The average right now for Trump is 30.2%.
She's not, she is getting the, this is consistent since October.
She's down 25 points or more.
It's just not a pass.
This quote, comeback in South Carolina, is not a comeback.
In fact, it would be an embarrassment right now if it was to happen.
Could it get a little closer?
Possibly.
And that's assuming miracles in New Hampshire.
But also, money's not going to be coming in.
There's going to be a lot of problems here.
By the way, if you're curious, again, DeSantis is barely registering double digits in South Carolina.
So if there was this idea that he could come back in South Carolina, that's just not happening.
So let's go on into Nevada, which would be the next Republican caucus state here.
And Haley is not even on the Nevada caucus.
And again, it's a 60-point lead for Trump.
DeSantis will not be around.
Ramasamy and Christie are no longer in the race.
Trump's to take in Nevada.
And then you would get into really what would be the heart of this campaign, and that would be the Super Tuesday polls.
And again, it shows the same thing that we're looking at.
In South Carolina and Nevada and others that Trump is just overwhelming this field.
The best thing right now in fairness is to the Republican Party to come together and Make sure that we're now in a position, it's going to be Trump and it's going to be Biden.
The Republicans have got to fix the messes on what is important, immigration, economy, the national security, our role in the world.
Those are the things that's going to matter.
And when we look at that, I think that would be the key that we need to focus on for the next six or seven months.
I said this.
Last week on Friday's Finest, this could end up being the longest general election campaign, true general election campaign that we've ever seen.
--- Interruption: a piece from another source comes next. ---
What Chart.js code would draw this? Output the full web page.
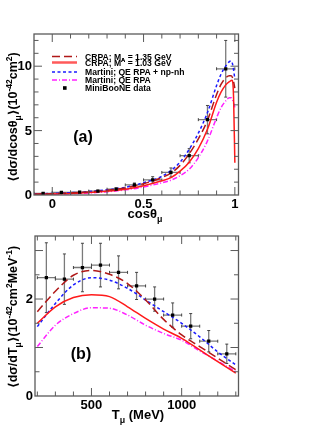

And it's the first time in generations that we have had an incumbent president, almost 100 years, I guess, a incumbent president facing a president that he defeated.
In other words, you have two men who have been president running for president again.
So it's going to be an interesting run.
It's going to be a long run.
But getting out of this primary is New Hampshire.
We'll see what happens.
But right now, there's just no path.
And that's why when I said, well, Doug, how do you know it's over?
There's just no pathway forward after that for the Haley campaign, barring some miracle.
In which she was to beat Trump in New Hampshire by double digits, which is not going to happen, or something else was to happen.
I think, again, I think it goes back to something that I've said before on this podcast, and I've said it on many other times as well, is I think that they're a part of the DeSantis and Haley grouping in particular that are just sticking around thinking that something's going to happen to Donald Trump that would make him not be the nominee, nominee and they wanted to be there in case that happens.
It's a sad way to run the campaign at this point, but you've not made, you've, you've tried to make your case.
You've not made your case.
And, and right now it's time for us to look ahead to November because Joe Biden is the one that we've got to be.
All right.
That finishes up a Monday here on the Doug Collins podcast.
I wanted to give you the lowdown on the approach bill, why this process is a problem.
Also, a little look at New Hampshire.
We'll have more on this as we go through the primary season here, but hopefully we'll be also looking at other issues as well because we've got a big election year.
We're going to still be focusing on Senate races, House races.
Everything's up for grabs, and we'll see you here on the Doug Collins Podcast.